I cannot recall ever having that kind of dream since my youth, when I regularly dreamed that I could fly. It often involved sliding down the bannisters at home and, as I reached what might be termed the tipping point, I lifted myself from somewhere round the base of my spine and floated high above the grasping hands of those trying to haul me back to earth. Pretty basic psychological stuff there I’m sure – trying to escape from something – which most teenagers and young people are rightly aiming to do.

I’d love to have those brilliant, optimistic dreams now. I’d love to have dreams that involve having fun, lazing by a sunny lagoon, sipping cocktails, picnicking on the banks of a gentle river in the spring – you name it.
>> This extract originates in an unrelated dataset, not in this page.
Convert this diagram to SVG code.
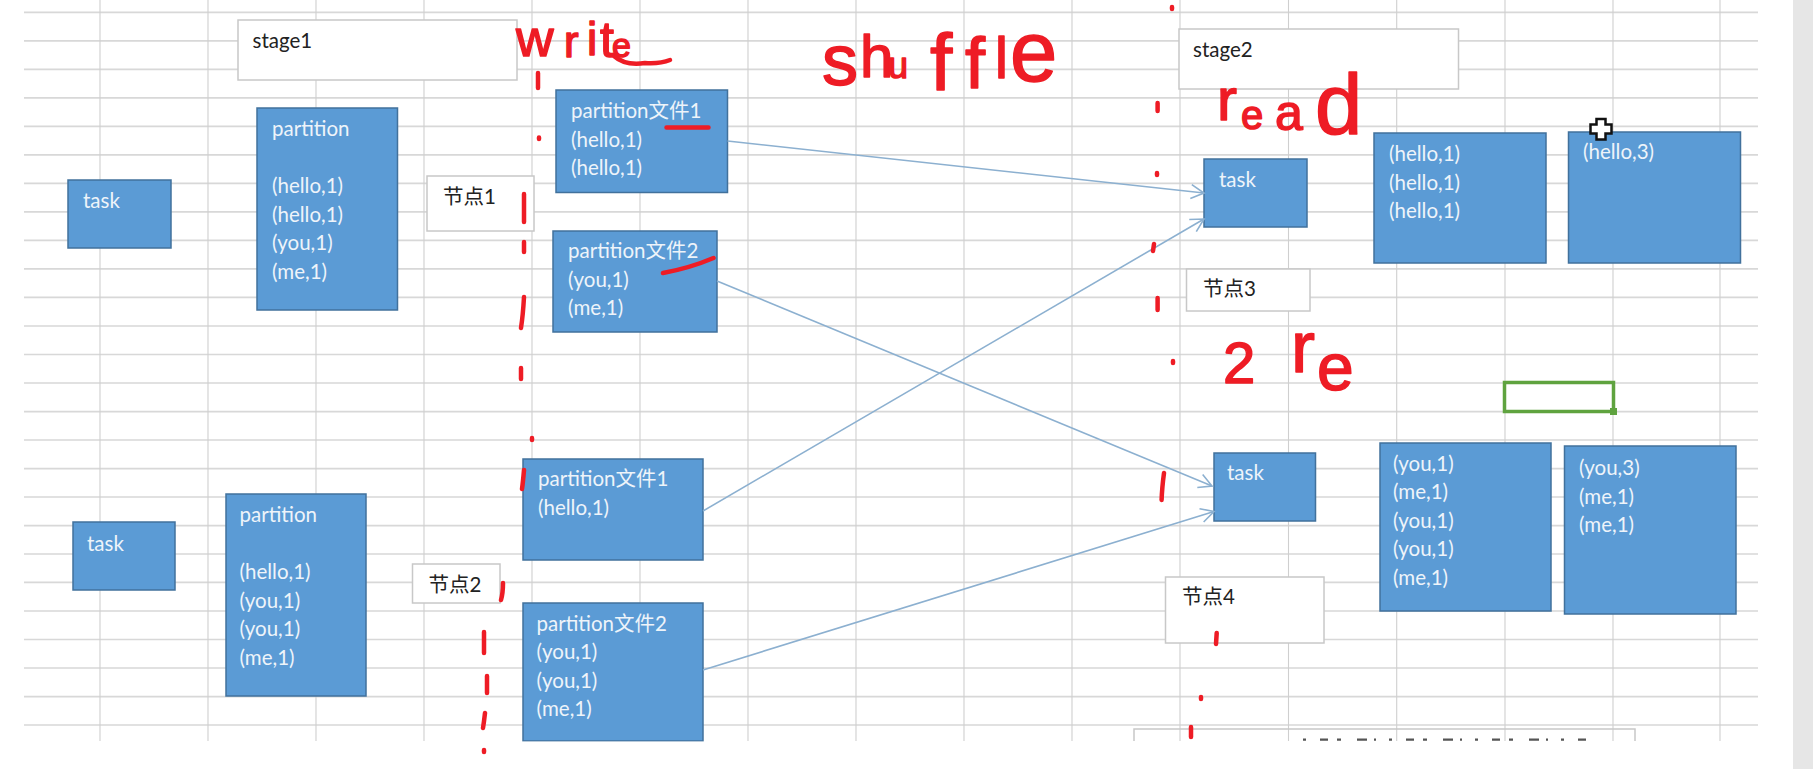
<svg xmlns="http://www.w3.org/2000/svg" width="1813" height="769" viewBox="0 0 1813 769">
<style>
.hl{stroke:#d8d8d8;stroke-width:1.7;fill:none}
.vl{stroke:#cfcfcf;stroke-width:1.1;fill:none}
.blue{fill:#5b9bd5;stroke:#41719c;stroke-width:1.5}
.white{fill:#fff;stroke:#c8c8c8;stroke-width:1.5}
text{font-family:Lato,"Noto Sans CJK SC",sans-serif;font-size:20.5px}
.lt{fill:#eef4fa}
.dk{fill:#222}
.conn{stroke:#8cb0d0;stroke-width:1.6;fill:none;marker-end:url(#arrow)}
.ink{stroke:#ee1c25;stroke-width:4.5;stroke-linecap:round;fill:none}
.hand{font-family:"Liberation Sans",sans-serif;fill:#ee1c25;stroke:#ee1c25;stroke-width:1.5;stroke-linejoin:round}
</style>
<defs>
<marker id="arrow" markerUnits="userSpaceOnUse" markerWidth="20" markerHeight="20" refX="14" refY="8" orient="auto">
<path d="M1 1L14 8L1 15" fill="none" stroke="#8cb0d0" stroke-width="1.6"/>
</marker>
</defs>
<rect width="1813" height="769" fill="#fff"/>
<rect x="1793" y="0" width="20" height="769" fill="#e6e6e6"/>
<g id="grid">
<path class="hl" d="M24 12.3H1758M24 40.8H1758M24 69.3H1758M24 97.9H1758M24 126.4H1758M24 154.9H1758M24 183.4H1758M24 211.9H1758M24 240.4H1758M24 268.9H1758M24 297.4H1758M24 326H1758M24 354.5H1758M24 383H1758M24 411.6H1758M24 440H1758M24 468.7H1758M24 497H1758M24 525.7H1758M24 554H1758M24 582.3H1758M24 611H1758M24 639.5H1758M24 668H1758M24 696.6H1758M24 725H1758"/>
<path class="vl" d="M100 0V741M208 0V741M316 0V741M424 0V741M532 0V741M640 0V741M748 0V741M856 0V741M964 0V741M1072 0V741M1180 0V741M1288.5 0V741M1396.7 0V741M1505 0V741M1613 0V741M1720 0V741"/>
</g>
<g id="selection">
<rect x="1504.5" y="382.5" width="109" height="29" fill="none" stroke="#5fa33f" stroke-width="3.5"/>
<rect x="1610" y="408" width="7" height="7" fill="#5fa33f"/>
</g>
<g id="stage1"><rect class="white" x="238" y="20" width="279" height="60"/><text class="dk" x="252.5" y="47.5">stage1</text></g>
<g id="stage2"><rect class="white" x="1179" y="29" width="279.5" height="60"/><text class="dk" x="1193" y="56.5">stage2</text></g>
<g id="node1"><rect class="white" x="427" y="176" width="107" height="55"/><text class="dk" x="443" y="204">节点1</text></g>
<g id="node2"><rect class="white" x="412.5" y="564" width="87.5" height="39"/><text class="dk" x="428.5" y="592">节点2</text></g>
<g id="node3"><rect class="white" x="1186.5" y="269" width="123.5" height="42"/><text class="dk" x="1203" y="296">节点3</text></g>
<g id="node4"><rect class="white" x="1165.5" y="577" width="158.5" height="66"/><text class="dk" x="1182" y="604">节点4</text></g>
<g id="note">
<path class="white" style="fill:none" d="M1134 741V729H1635V741"/>
<path d="M1303 739.7H1593" fill="none" stroke="#555" stroke-width="2.2" stroke-dasharray="3 14 8 9 4 16 10 7 2 13"/>
</g>
<g id="task1"><rect class="blue" x="68" y="180" width="103" height="68"/><text class="lt" x="83" y="207.5">task</text></g>
<g id="task2"><rect class="blue" x="73" y="522" width="102" height="68"/><text class="lt" x="87" y="550.5">task</text></g>
<g id="task3"><rect class="blue" x="1204" y="159" width="103" height="68"/><text class="lt" x="1219" y="187">task</text></g>
<g id="task4"><rect class="blue" x="1214" y="453" width="101.5" height="68"/><text class="lt" x="1227" y="480">task</text></g>
<g id="partition1"><rect class="blue" x="257" y="108" width="140.5" height="202"/><text class="lt"><tspan x="272" y="136">partition</tspan><tspan x="272" y="193">(hello,1)</tspan><tspan x="272" y="221.5">(hello,1)</tspan><tspan x="272" y="250">(you,1)</tspan><tspan x="272" y="278.5">(me,1)</tspan></text></g>
<g id="partition2"><rect class="blue" x="226" y="494" width="140" height="202"/><text class="lt"><tspan x="239.5" y="522">partition</tspan><tspan x="239.5" y="579">(hello,1)</tspan><tspan x="239.5" y="607.5">(you,1)</tspan><tspan x="239.5" y="636">(you,1)</tspan><tspan x="239.5" y="664.5">(me,1)</tspan></text></g>
<g id="file1a"><rect class="blue" x="556" y="90" width="171.5" height="102.5"/><text class="lt"><tspan x="571" y="118">partition文件1</tspan><tspan x="571" y="147">(hello,1)</tspan><tspan x="571" y="175">(hello,1)</tspan></text></g>
<g id="file2a"><rect class="blue" x="553" y="231" width="164" height="101"/><text class="lt"><tspan x="568" y="258">partition文件2</tspan><tspan x="568" y="287">(you,1)</tspan><tspan x="568" y="315">(me,1)</tspan></text></g>
<g id="file1b"><rect class="blue" x="523" y="459" width="180" height="101"/><text class="lt"><tspan x="538" y="486">partition文件1</tspan><tspan x="538" y="514.5">(hello,1)</tspan></text></g>
<g id="file2b"><rect class="blue" x="523" y="603" width="180" height="138"/><text class="lt"><tspan x="536.5" y="630.5">partition文件2</tspan><tspan x="536.5" y="659">(you,1)</tspan><tspan x="536.5" y="687.5">(you,1)</tspan><tspan x="536.5" y="716">(me,1)</tspan></text></g>
<g id="merge1"><rect class="blue" x="1374" y="133" width="172" height="130"/><text class="lt"><tspan x="1389" y="161">(hello,1)</tspan><tspan x="1389" y="189.5">(hello,1)</tspan><tspan x="1389" y="218">(hello,1)</tspan></text></g>
<g id="result1"><rect class="blue" x="1568.5" y="132" width="172" height="131"/><text class="lt" x="1583" y="159">(hello,3)</text></g>
<g id="merge2"><rect class="blue" x="1380" y="443" width="171" height="168"/><text class="lt"><tspan x="1393" y="470.5">(you,1)</tspan><tspan x="1393" y="499">(me,1)</tspan><tspan x="1393" y="527.5">(you,1)</tspan><tspan x="1393" y="556">(you,1)</tspan><tspan x="1393" y="584.5">(me,1)</tspan></text></g>
<g id="result2"><rect class="blue" x="1564.5" y="446" width="171.5" height="168"/><text class="lt"><tspan x="1579" y="475">(you,3)</tspan><tspan x="1579" y="503.5">(me,1)</tspan><tspan x="1579" y="532">(me,1)</tspan></text></g>
<g id="connectors">
<path class="conn" d="M727.5 141L1204 193"/>
<path class="conn" d="M717 281L1212 486"/>
<path class="conn" d="M703 511L1204 219"/>
<path class="conn" d="M703 670L1214 511.5"/>
</g>
<path id="cursor" d="M1596.5 119H1605.5V124.5H1611.5V133.5H1605.5V139.5H1596.5V133.5H1590.5V124.5H1596.5Z" fill="#fff" stroke="#111" stroke-width="2.5"/>
<g id="annotations">
<path class="ink" d="M538 73V88M539 137.5V139M524 194V222M524 242V252M524 297Q523 315 521 328M521 368V379M532 438V440M524 470Q523 482 522 489M503 583Q503 593 501 600M484 632V653M487 676V693M485 713Q484 722 483 728M1172 7V9M1157.6 103V111M1157 173V175M1154 244L1153 251M1157.6 298V310M1173 361V363M1164 473Q1162 488 1161.6 500M1216.7 633L1216 644M1201 697V699M1191 727V737"/>
<path class="ink" d="M666.5 127.5H708.5M663 273Q690 268 713.5 258"/>
<path class="ink" d="M614 56Q625 66 645 63Q660 64 670 60"/>
<text class="hand"><tspan x="516" y="56" font-size="52">w</tspan><tspan x="564" y="57" font-size="44">r</tspan><tspan x="587" y="55" font-size="46">i</tspan><tspan x="600" y="57" font-size="50">t</tspan><tspan x="612" y="57" font-size="34">e</tspan></text>
<text class="hand"><tspan x="822" y="85" font-size="72">s</tspan><tspan x="860" y="77" font-size="60">h</tspan><tspan x="888" y="78" font-size="36">u</tspan><tspan x="930" y="90" font-size="80">f</tspan><tspan x="965" y="88" font-size="72">f</tspan><tspan x="995" y="78" font-size="58">l</tspan><tspan x="1010" y="81" font-size="85">e</tspan></text>
<text class="hand"><tspan x="1217" y="120" font-size="60">r</tspan><tspan x="1241" y="129" font-size="40">e</tspan><tspan x="1275" y="130" font-size="50">a</tspan><tspan x="1315" y="134" font-size="85">d</tspan></text>
<text class="hand"><tspan x="1223" y="383" font-size="58">2</tspan><tspan x="1291" y="372" font-size="72">r</tspan><tspan x="1317" y="390" font-size="66">e</tspan></text>
</g>
<rect x="0" y="741.5" width="1793" height="28" fill="#fff"/>
<path class="ink" d="M484 750V752"/>
</svg>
The things that the word ‘dream’ is supposed to signify.

What do I get? And I do most fervently hope that I am not alone in this. I get what might loosely be termed anxiety dreams that often involve me standing in the wings of a theatre begging the people around me to tell me what the play is I am supposed to be doing, or grabbing hold of people and demanding a copy of the script. Invariably they’re too busy or they laugh and tell me to get on with it, as if I am being tedious.

Very often not only do I not have the right costume on either, but I have absolutely nothing on at all and am running around trying to find my dressing room in exactly the same way as Alice ran after the White Rabbit – with no hope of finding it.

Whereas I used to really hate waking up when I was young and painfully adjusting to the fact that I couldn’t actually fly, nowadays I am delighted to surface and find that I am at home and not facing the derision and scorn of a company of actors.

I suppose it’s all nature’s way of making dotards like myself get up in the morning rather than loll around in bed like our juvenile selves.